Samandağlı denizcinin görev yaptığı gemide, iddialara göre Kızıldeniz geçişi sırasında geminin demiri kazara denize düştü. Mürettebat durumu fark ettikten sonra geri dönerek demiri sudan çıkardı. Ancak daha sonra bu olayın Abu Dabi açıklarında deniz tabanından geçen internet kablolarına zarar verdiği öne sürüldü. Söz konusu iddia üzerine gemi kaptanı ile birlikte dördüncü kaptan Ali Yol gözaltına alındı ve tutuklandı. İlk etapta ‘kısa sürede serbest bırakılacakları’ ifade edilmesine rağmen, geçen süreye karşın dosyada kayda değer bir gelişme yaşanmadı.
Ali Yol’un kardeşi Selim Yol, ağabeyinin serbest bırakılması için ilgili kurumlara başvuruda bulunduklarını ancak başarılı olamadıklarını söyleyerek, “Ağabeyime yaklaşık bir ay sonra yalnızca bir kez telefon hakkı verilmiştir. Ondan önce ise içeride bulunan bir kişinin telefon hakkını rica ederek kullanması sayesinde bize ulaşabilmiştir. Ağabeyim astım hastasıdır. Bu süre zarfında 20–25 kilo verdiğini, yemek yiyemediğini ve artık uyuyamadığını söylemektedir. Gözaltına alındığında yalnızca üzerindeki kıyafetlerle alınmış, bugüne kadar üstünü değiştirebileceği bir kıyafet, duş alabileceği imkan ya da üstünü örtecek bir örtü verilmemiştir. Bulunduğu ortamın çok soğuk olduğunu ve artık durumunun çok kötü olduğunu ifade etmektedir. Vücut direncinin düşmesinden ve kendisine bir şey olmasından ciddi şekilde endişe ediyoruz. Başvurduğumuz hiçbir yerden hala net bir sonuç alamıyoruz. Sürekli ‘Bugün- yarın serbest bırakılacak’ denmesine rağmen somut bir gelişme yaşanmıyor.

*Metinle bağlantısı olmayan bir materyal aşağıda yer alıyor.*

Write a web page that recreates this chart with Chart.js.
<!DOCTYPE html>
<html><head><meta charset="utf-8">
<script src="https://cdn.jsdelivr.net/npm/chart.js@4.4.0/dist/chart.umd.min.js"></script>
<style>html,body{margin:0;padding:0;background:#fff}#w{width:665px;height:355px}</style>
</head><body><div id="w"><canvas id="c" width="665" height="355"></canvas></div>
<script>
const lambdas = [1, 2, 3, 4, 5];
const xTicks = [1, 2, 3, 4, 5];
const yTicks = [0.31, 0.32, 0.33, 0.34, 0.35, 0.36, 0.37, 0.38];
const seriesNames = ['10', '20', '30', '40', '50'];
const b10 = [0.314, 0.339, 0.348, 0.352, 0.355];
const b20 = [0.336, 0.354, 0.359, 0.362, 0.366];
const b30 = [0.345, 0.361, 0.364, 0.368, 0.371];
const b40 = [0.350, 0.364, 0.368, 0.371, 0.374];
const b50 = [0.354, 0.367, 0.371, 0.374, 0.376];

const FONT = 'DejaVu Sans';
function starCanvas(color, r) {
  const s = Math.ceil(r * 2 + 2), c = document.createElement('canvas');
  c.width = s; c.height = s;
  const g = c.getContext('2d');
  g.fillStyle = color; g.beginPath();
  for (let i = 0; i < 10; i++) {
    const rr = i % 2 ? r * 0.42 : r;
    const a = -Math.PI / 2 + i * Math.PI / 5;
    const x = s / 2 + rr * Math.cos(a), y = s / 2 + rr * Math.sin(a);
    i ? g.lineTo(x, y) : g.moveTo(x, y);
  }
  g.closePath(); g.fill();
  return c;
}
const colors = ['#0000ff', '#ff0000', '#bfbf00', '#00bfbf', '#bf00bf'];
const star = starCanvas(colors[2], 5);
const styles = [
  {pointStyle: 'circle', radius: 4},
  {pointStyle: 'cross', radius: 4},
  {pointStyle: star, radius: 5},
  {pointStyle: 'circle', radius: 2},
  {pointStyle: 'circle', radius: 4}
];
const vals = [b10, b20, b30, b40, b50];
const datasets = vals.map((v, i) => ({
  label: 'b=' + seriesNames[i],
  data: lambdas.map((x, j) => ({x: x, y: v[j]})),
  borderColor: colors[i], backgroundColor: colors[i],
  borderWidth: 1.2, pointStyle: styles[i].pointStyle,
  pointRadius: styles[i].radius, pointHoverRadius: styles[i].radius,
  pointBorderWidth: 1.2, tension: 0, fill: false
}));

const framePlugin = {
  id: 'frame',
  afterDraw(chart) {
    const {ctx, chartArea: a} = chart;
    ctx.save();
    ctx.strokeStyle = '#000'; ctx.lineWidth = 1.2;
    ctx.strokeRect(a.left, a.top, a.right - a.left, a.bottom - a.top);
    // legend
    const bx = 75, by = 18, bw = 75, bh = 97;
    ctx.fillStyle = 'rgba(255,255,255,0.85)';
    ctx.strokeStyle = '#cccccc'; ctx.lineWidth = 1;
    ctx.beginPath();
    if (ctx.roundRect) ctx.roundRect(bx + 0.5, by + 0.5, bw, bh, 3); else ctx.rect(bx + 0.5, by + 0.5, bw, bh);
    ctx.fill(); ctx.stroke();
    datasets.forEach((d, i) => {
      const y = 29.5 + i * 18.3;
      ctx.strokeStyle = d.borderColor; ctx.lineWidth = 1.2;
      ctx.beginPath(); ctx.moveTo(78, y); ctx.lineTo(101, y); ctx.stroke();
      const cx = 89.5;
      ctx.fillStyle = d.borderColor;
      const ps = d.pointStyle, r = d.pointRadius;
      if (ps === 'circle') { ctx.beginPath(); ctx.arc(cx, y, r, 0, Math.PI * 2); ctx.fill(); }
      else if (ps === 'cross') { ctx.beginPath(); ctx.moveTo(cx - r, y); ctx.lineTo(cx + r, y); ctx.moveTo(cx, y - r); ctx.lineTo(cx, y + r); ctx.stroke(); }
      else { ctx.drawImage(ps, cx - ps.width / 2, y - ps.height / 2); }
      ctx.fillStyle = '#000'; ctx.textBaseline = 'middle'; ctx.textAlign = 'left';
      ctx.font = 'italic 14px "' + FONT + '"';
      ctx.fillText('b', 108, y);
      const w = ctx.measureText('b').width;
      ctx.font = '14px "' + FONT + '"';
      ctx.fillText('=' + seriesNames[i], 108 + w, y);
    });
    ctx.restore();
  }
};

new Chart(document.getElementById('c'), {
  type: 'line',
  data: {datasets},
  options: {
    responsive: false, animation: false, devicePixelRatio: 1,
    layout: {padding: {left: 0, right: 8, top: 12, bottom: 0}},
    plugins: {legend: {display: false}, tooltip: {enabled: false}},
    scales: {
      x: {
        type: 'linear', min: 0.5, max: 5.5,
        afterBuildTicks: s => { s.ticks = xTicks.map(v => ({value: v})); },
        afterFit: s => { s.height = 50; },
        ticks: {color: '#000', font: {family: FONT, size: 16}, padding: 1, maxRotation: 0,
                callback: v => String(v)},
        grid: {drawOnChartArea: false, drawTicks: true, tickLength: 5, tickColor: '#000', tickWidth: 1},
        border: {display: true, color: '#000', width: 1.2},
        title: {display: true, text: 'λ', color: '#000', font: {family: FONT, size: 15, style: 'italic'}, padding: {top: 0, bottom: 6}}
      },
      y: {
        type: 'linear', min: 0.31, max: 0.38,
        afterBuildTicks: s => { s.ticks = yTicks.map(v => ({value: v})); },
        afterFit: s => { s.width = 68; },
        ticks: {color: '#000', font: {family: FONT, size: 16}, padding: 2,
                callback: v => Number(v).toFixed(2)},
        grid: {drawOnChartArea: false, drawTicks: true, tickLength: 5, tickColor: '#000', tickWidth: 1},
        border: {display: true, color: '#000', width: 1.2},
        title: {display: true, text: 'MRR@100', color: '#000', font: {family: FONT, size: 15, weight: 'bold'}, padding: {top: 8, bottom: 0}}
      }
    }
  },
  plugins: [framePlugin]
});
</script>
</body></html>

Bizim tek talebimiz; soruşturma tamamlanana kadar ağabeyimin gemiye geri bırakılması ya da Türkiye’ye dönmesine izin verilmesidir. Allah korusun, başına kötü bir şey gelmesinden korkuyoruz. Artık sesimizin duyulmasını istiyoruz” dedi.
Yol’un annesi Yıldız Yol ise “Çocuğum 2 aydır hasta ve artık dayanacak gücü kalmadı. Bunalıma girdi. ‘Anne, ne olur beni buradan çıkarın’ diye yalvarıyor. Elimizden hiçbir şey gelmiyor. Burada ilgilenen, destek olan herkesten Allah razı olsun. Herkes elinden geleni yaptı, yardımcı oldu. Ancak oradan hiçbir şekilde bir şey yapamıyoruz, elimiz uzanmıyor. Bu şekilde çocuğum hala çıkarılamadı. Artık orada boğuluyor. Lütfen sesimizi duysunlar. Tek isteği, ‘Beni bari yemeğe çıkarın, nefes alayım’ demek oldu; bunu bile yaptıramadık. İki aydır şirketinden tek kuruş para gelmedi. Orada ne yaşandığını bilmiyoruz. Yanına gidecek gücümüz de yok, yapabileceğimiz hiçbir şey kalmadı. Maddi olarak da tükenmiş durumdayız. Tek ricam, oğlumun oradan çıkarılmasıdır. Yetkili kurumların elinden ne geliyorsa yapmasını istiyorum. Başka hiçbir şey istemiyorum. Oğlumu sağ salim geri getirin. Çok çaresiz durumdayız” diye konuştu.